After shave, sometimes, but cologne, overwhelming spice and alcohol, no. Though, when the heat is overbearing, and the mint mixes with the musk, the tobacco and square dance sweat, yes. It is the confusing bouquet of my uncles, about to hit Texas on the trail, about to get into the kind of trouble they warn you about with a wink.
They would give me a couple of dollars in change, and the local pizza place had those cigarette machines, and you would pull on the knob and get nothing from time to time, but a pack frozen in place between the glass and your happiness. If it was your dad, you would scour the parking lots, the phone booths, construction sites were good for slugs, but you wouldn't come home empty handed.
I am older now than they in these memories, and cannot believe I am denying my son the rawness of this imagery. I am raising a person who will be completely unlike me in all the ways that count, and wonder if he'll be worse for it.
Not better, no. The imagery is fine, looking out the window as I ride between rests.
“Ain't a lot of boys wear berets around here.”
“Ain't from around here.”
“Ball caps, mostly. People might think you're different.”
“Good christ, I hope so.”
4 comments:
Get OUT of my HEAD!!! Just two minutes before reading this, I told a friend that my daughter is me without the baggage of a disabled sister and a strict german father. When I look at her I see who I could have been without anger and fear. But then, but then, but then. . .
is it wrong to wish upon our children that they be better, newer, brighter and smarter than we are? does evolution work this way?
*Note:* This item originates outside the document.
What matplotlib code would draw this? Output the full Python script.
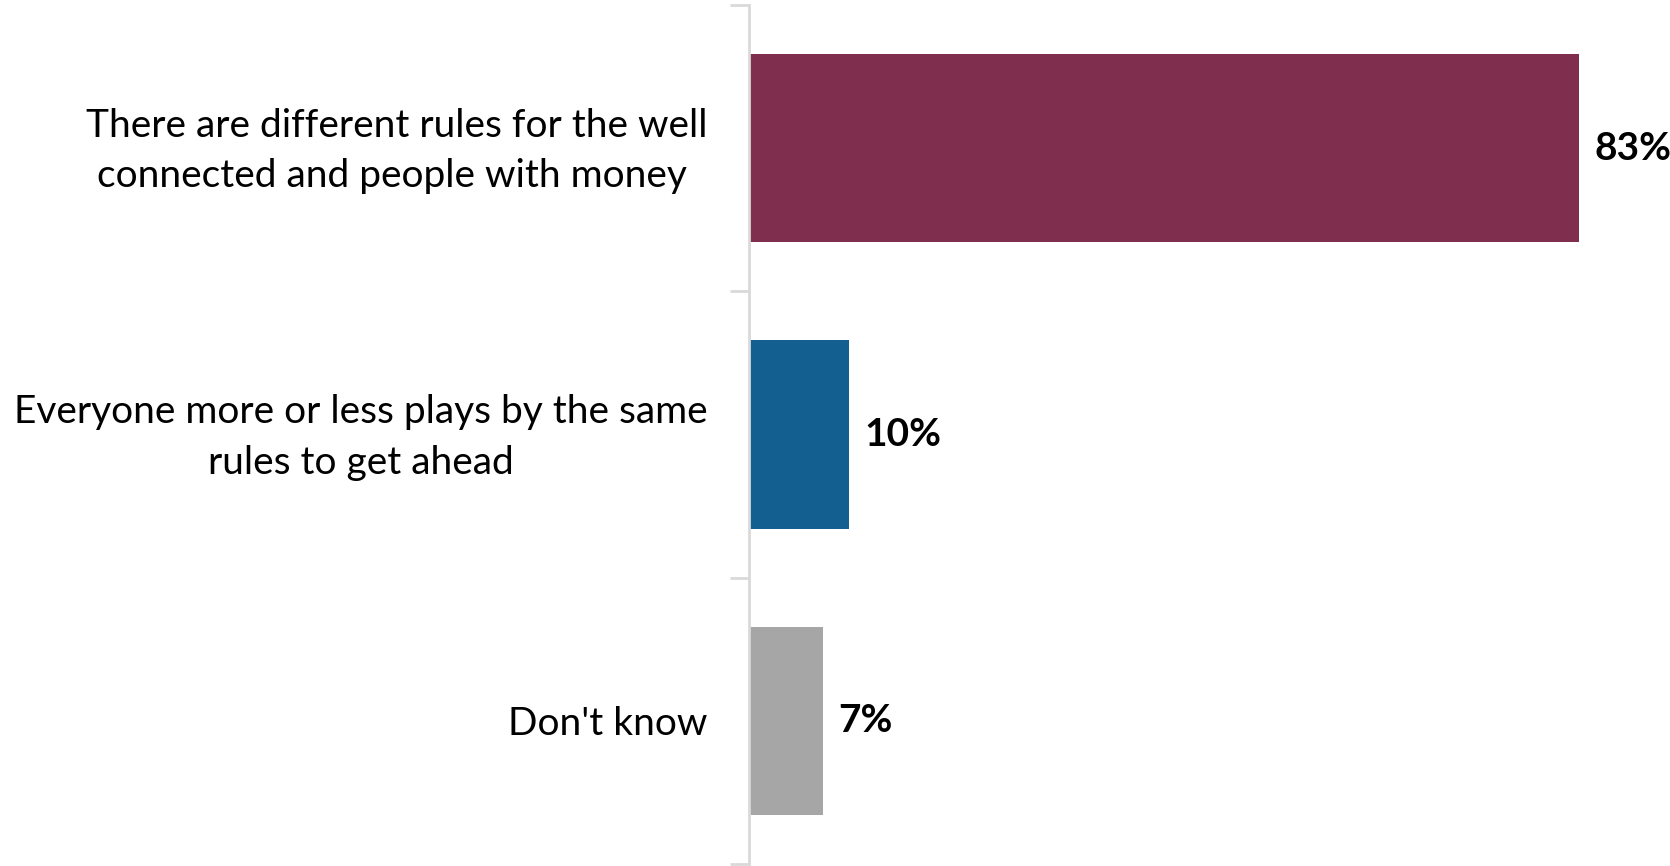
import numpy as np
import matplotlib.pyplot as plt

categories = ["There are different rules for the well\nconnected and people with money ",
              "Everyone more or less plays by the same\nrules to get ahead",
              "Don't know"]
values = [83, 10, 7.4]
labels = ["83%", "10%", "7%"]
colors = ["#7F2F4D", "#135F8F", "#A6A6A6"]

plt.rcParams['font.family'] = ['Lato', 'DejaVu Sans']

fig = plt.figure(figsize=(16.7, 8.66), dpi=100)
ax = fig.add_axes([749 / 1670, 2 / 866, 1 - 749 / 1670, 859 / 866])

y = np.arange(len(categories))
ax.barh(y, values, height=0.657, color=colors)
ax.set_ylim(len(categories) - 0.5, -0.5)
ax.set_xlim(0, 92.1)

for yi, v, lab in zip(y, values, labels):
    ax.text(v + 1.5, yi, lab, va='center', ha='left', fontsize=28, fontweight='bold')

# category labels left of the axis
for yi, cat in zip(y, categories):
    ax.annotate(cat, xy=(0, yi), xycoords=('axes fraction', 'data'),
                xytext=(-30, -2), textcoords='offset points',
                ha='right', va='center', multialignment='center',
                fontsize=28, linespacing=1.5)

# ticks on category boundaries
ax.set_yticks([])
ax.set_yticks([-0.5, 0.5, 1.5, 2.5], minor=True)
ax.tick_params(axis='y', which='minor', length=14, color='#D9D9D9', width=2,
               labelleft=False)
ax.set_xticks([])

for s in ['top', 'right', 'bottom']:
    ax.spines[s].set_visible(False)
ax.spines['left'].set_color('#D9D9D9')
ax.spines['left'].set_linewidth(2)

fig.savefig("out.png", dpi=100)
i am still too busy wishing that I will be better, newer, brighter and smarter. the kids better wait their turn, goddammit!
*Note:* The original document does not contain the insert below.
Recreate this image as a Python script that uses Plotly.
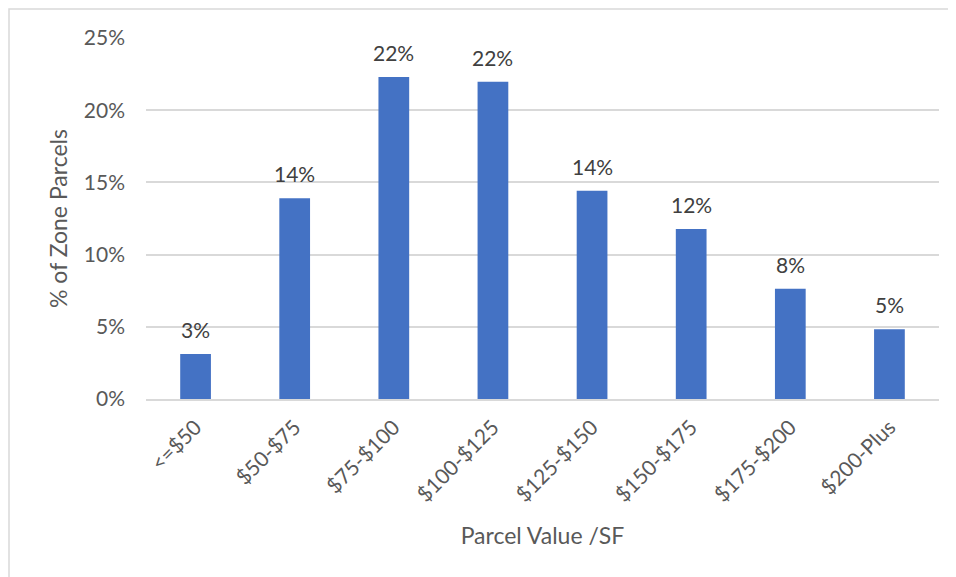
import plotly.graph_objects as go

categories = ["<=$50", "$50-$75", "$75-$100", "$100-$125", "$125-$150", "$150-$175", "$175-$200", "$200-Plus"]
share = [0.0312, 0.139, 0.223, 0.2197, 0.1443, 0.1177, 0.0764, 0.0483]

FONT = "Lato, 'Open Sans', sans-serif"

fig = go.Figure(
    go.Bar(
        x=categories,
        y=share,
        marker=dict(color="#4472C4", line=dict(width=0)),
        hovertemplate="%{x}: %{y:.1%}<extra></extra>",
    )
)

annotations = [
    dict(
        x=c, y=v, xref="x", yref="y",
        text=f"{v:.0%}",
        showarrow=False,
        yanchor="bottom",
        yshift=10,
        font=dict(family=FONT, size=21, color="#404040"),
    )
    for c, v in zip(categories, share)
]

# page body has an 8px margin; figure sized to fill the rest of the window
W, H = 948, 569
L, R, T, B = 138, 17, 30, 178
pw, ph = W - L - R, H - T - B

fig.update_layout(
    width=W,
    height=H,
    margin=dict(l=L, r=R, t=T, b=B),
    paper_bgcolor="white",
    plot_bgcolor="white",
    bargap=0.69,
    showlegend=False,
    font=dict(family=FONT, size=21, color="#595959"),
    annotations=annotations,
    xaxis=dict(
        tickangle=-45,
        showline=True,
        linecolor="#d9d9d9",
        linewidth=1.5,
        ticks="",
        ticklabelstandoff=6,
        tickfont=dict(size=21, color="#595959"),
        title=dict(text="Parcel Value /SF", font=dict(size=23, color="#595959"), standoff=23),
    ),
    yaxis=dict(
        range=[0, 0.25],
        dtick=0.05,
        tickformat=".0%",
        showgrid=True,
        gridcolor="#d9d9d9",
        gridwidth=1.5,
        zeroline=False,
        ticks="",
        ticklabelstandoff=20,
        tickfont=dict(size=21, color="#595959"),
        title=dict(text="% of Zone Parcels", font=dict(size=23, color="#595959"), standoff=9),
    ),
    shapes=[
        dict(
            type="rect",
            xref="paper", yref="paper",
            x0=(1 - L) / pw, x1=(W - 1 - L) / pw,
            y0=(ph + T - H - 10) / ph, y1=(ph + T - 1) / ph,
            line=dict(color="#d9d9d9", width=1.5),
            fillcolor="rgba(0,0,0,0)",
            layer="below",
        )
    ],
)

fig.write_html("out.html")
This? This is perfect. I love this post. I want to marry it and make it happy for the rest of its life. (Which, should be approximately 1 or 2 days, which, is about the duration of my willpower anyway, so it should work out just great.)
Dude. That is pretty much how I feel when I look at my nieces.
Except you said it better than I could, which, to be honest, kind of makes me hate you. But in a highly complimentary way.